━━━ DATASET RECORDS

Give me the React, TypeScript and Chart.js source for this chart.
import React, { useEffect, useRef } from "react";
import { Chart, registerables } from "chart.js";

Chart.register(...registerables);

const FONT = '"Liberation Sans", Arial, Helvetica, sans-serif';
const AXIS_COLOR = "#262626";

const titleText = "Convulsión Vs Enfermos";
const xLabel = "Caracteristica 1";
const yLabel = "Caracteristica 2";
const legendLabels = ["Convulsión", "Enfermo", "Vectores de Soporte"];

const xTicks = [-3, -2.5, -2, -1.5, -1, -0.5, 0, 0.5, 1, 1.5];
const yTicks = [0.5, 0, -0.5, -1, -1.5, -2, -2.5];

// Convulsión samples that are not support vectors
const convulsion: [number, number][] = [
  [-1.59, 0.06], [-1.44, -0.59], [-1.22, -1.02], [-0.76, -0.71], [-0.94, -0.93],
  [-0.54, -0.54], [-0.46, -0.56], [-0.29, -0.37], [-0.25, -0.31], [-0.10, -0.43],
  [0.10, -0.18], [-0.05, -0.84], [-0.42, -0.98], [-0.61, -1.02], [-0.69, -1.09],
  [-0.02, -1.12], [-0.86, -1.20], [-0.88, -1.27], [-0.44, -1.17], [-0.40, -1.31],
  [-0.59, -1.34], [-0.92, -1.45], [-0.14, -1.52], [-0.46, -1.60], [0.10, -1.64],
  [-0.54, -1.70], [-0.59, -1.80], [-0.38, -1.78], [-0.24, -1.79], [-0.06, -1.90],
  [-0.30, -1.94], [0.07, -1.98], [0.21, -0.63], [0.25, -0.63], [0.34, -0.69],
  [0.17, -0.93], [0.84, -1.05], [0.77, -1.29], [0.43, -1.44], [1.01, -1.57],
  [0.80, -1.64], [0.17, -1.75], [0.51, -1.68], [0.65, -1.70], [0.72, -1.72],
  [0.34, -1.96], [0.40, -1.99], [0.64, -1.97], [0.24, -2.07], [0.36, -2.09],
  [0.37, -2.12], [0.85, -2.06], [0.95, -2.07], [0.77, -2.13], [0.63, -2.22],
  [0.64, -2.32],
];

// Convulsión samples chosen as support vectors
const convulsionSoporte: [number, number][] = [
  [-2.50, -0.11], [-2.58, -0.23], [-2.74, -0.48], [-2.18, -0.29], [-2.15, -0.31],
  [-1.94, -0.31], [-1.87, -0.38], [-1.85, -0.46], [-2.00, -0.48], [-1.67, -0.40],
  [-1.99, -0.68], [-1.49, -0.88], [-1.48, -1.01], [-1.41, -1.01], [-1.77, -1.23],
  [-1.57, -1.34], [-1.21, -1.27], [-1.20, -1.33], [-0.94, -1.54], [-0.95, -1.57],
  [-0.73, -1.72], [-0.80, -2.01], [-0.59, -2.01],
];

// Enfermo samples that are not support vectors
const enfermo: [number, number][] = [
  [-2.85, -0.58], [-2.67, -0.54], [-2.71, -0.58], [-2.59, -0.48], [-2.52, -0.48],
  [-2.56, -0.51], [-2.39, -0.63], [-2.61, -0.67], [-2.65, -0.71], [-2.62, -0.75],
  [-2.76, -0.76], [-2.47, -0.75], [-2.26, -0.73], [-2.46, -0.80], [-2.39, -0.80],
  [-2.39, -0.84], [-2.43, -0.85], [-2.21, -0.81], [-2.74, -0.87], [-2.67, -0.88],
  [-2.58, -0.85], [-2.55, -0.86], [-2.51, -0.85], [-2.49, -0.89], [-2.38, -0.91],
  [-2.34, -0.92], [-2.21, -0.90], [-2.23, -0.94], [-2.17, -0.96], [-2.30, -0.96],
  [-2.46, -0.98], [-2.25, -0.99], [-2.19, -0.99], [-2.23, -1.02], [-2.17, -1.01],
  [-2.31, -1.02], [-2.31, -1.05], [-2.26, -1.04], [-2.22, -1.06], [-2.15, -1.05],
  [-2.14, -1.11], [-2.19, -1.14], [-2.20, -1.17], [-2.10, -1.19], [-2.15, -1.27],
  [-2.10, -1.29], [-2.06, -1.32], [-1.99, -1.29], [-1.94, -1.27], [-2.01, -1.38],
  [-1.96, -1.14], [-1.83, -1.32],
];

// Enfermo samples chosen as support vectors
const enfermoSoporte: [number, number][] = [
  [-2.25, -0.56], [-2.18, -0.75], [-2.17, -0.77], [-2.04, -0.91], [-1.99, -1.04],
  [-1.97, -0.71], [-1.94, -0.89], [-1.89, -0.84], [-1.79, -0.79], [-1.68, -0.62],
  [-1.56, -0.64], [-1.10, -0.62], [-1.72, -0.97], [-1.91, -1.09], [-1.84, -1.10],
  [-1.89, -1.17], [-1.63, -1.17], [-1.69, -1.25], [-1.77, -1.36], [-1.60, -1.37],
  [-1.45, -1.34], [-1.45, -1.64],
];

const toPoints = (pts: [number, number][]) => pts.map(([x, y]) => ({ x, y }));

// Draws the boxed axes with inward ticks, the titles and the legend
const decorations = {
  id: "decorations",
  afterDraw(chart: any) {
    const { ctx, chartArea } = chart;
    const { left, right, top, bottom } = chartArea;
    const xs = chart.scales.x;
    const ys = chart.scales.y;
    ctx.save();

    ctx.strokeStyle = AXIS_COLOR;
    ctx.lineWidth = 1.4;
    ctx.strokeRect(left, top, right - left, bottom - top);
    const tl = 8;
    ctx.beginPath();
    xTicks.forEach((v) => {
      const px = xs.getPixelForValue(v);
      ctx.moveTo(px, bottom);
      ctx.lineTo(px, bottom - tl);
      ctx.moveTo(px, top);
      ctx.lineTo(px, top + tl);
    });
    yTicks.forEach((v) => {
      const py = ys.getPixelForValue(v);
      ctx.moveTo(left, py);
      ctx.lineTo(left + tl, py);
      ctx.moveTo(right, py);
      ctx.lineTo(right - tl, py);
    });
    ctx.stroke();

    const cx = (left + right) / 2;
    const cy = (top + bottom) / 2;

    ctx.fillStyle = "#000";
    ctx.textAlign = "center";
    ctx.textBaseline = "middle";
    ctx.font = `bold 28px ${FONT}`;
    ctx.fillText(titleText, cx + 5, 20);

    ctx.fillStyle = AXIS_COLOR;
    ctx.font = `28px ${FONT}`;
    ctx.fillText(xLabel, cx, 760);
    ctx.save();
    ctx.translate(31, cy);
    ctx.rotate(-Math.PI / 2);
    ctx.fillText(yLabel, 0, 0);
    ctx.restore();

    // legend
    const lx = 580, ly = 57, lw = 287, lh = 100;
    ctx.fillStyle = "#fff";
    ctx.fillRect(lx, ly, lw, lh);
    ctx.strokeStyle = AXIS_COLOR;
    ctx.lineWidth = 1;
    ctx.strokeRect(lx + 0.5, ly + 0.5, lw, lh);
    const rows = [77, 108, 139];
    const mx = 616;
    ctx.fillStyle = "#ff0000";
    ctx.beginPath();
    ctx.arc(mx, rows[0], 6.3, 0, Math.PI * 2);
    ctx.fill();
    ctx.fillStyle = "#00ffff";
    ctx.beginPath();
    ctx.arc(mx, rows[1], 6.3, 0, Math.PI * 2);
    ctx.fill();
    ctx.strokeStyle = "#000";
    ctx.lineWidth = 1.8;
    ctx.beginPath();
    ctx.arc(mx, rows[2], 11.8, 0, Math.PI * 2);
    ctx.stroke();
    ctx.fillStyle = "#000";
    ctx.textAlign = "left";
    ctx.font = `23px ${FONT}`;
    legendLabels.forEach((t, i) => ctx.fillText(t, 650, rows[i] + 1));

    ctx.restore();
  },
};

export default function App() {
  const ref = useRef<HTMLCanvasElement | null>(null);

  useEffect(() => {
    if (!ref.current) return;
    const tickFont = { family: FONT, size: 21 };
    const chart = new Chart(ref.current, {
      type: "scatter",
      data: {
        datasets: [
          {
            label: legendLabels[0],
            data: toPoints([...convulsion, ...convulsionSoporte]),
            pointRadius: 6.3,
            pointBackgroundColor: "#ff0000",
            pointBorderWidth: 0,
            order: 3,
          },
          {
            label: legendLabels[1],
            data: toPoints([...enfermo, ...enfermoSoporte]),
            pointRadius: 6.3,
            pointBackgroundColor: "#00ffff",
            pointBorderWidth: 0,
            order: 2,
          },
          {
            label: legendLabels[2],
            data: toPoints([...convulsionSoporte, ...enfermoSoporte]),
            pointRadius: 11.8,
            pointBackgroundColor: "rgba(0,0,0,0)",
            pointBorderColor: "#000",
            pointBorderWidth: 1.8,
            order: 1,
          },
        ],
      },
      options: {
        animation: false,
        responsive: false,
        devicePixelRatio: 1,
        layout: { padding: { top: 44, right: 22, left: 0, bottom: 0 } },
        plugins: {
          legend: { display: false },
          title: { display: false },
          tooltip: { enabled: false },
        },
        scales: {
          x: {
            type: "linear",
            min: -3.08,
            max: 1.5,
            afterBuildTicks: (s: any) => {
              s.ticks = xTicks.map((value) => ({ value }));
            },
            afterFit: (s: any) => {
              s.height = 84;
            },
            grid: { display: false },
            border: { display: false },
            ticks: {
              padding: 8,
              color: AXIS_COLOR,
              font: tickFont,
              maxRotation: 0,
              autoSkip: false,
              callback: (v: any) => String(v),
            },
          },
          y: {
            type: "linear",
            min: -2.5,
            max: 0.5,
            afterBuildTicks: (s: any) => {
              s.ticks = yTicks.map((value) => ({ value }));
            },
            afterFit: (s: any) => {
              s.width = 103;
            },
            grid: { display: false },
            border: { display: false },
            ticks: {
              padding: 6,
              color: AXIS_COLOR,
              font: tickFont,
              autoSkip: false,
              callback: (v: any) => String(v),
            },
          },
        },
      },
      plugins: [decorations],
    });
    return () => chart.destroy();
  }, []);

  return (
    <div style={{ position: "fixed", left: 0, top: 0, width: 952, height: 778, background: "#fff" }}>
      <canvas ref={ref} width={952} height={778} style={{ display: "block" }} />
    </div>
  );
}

━━━━━━
━━━ DATASET RECORDS

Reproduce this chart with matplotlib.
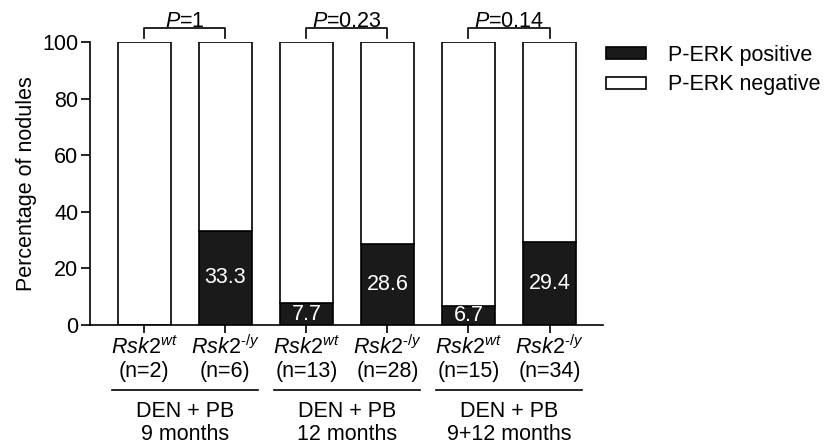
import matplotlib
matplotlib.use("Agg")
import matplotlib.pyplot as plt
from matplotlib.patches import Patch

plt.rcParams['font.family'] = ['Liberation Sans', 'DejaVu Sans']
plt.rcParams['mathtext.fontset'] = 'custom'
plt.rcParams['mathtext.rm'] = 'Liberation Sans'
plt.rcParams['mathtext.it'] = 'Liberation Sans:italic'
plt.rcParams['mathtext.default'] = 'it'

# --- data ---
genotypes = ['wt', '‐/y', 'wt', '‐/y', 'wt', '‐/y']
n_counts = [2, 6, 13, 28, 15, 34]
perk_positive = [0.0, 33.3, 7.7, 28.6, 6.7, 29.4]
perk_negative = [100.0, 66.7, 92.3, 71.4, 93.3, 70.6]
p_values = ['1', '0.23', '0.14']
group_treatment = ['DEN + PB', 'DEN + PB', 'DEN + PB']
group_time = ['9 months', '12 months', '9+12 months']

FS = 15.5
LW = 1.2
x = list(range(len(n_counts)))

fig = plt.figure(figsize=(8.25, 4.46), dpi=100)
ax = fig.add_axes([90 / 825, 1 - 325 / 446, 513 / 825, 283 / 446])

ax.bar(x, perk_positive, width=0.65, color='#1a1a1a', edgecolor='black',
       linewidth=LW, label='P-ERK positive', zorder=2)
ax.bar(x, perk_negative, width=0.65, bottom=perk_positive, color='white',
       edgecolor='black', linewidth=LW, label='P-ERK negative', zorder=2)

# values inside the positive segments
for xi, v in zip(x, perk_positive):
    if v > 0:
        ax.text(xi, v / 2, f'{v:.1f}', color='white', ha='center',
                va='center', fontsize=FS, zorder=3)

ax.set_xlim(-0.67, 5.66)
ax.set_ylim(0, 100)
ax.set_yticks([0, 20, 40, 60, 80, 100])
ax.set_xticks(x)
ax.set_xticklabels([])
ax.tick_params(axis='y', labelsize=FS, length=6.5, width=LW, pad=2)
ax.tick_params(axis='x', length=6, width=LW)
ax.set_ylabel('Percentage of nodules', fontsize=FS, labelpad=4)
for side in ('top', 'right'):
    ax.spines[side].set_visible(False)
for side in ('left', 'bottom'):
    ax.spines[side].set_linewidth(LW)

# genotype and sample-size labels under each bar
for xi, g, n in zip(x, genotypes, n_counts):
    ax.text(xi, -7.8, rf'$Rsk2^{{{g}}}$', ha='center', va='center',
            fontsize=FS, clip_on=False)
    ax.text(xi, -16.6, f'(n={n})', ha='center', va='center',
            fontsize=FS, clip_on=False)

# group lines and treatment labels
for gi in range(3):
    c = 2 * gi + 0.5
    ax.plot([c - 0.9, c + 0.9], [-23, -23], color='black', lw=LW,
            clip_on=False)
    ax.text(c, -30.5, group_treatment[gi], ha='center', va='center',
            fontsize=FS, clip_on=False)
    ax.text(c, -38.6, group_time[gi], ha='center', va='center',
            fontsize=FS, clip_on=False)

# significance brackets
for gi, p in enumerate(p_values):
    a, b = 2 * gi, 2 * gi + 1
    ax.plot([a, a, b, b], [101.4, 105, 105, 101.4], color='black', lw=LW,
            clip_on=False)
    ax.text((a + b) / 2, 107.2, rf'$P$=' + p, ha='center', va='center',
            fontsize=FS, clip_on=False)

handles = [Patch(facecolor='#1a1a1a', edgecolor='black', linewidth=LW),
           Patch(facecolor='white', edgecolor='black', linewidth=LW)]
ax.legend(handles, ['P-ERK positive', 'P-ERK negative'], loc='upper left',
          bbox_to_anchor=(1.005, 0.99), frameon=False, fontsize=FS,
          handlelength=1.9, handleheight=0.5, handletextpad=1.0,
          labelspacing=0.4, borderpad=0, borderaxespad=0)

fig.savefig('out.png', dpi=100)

━━━━━━

_THE PROBLEM_
From the material above, reproduce only what runs from the line holding "Reproduce this chart with matplotlib." down to the line holding "from matplotlib.patches import Patch", both included, pictures excluded.

_EXPECTED OUTPUT_
Reproduce this chart with matplotlib.
import matplotlib
matplotlib.use("Agg")
import matplotlib.pyplot as plt
from matplotlib.patches import Patch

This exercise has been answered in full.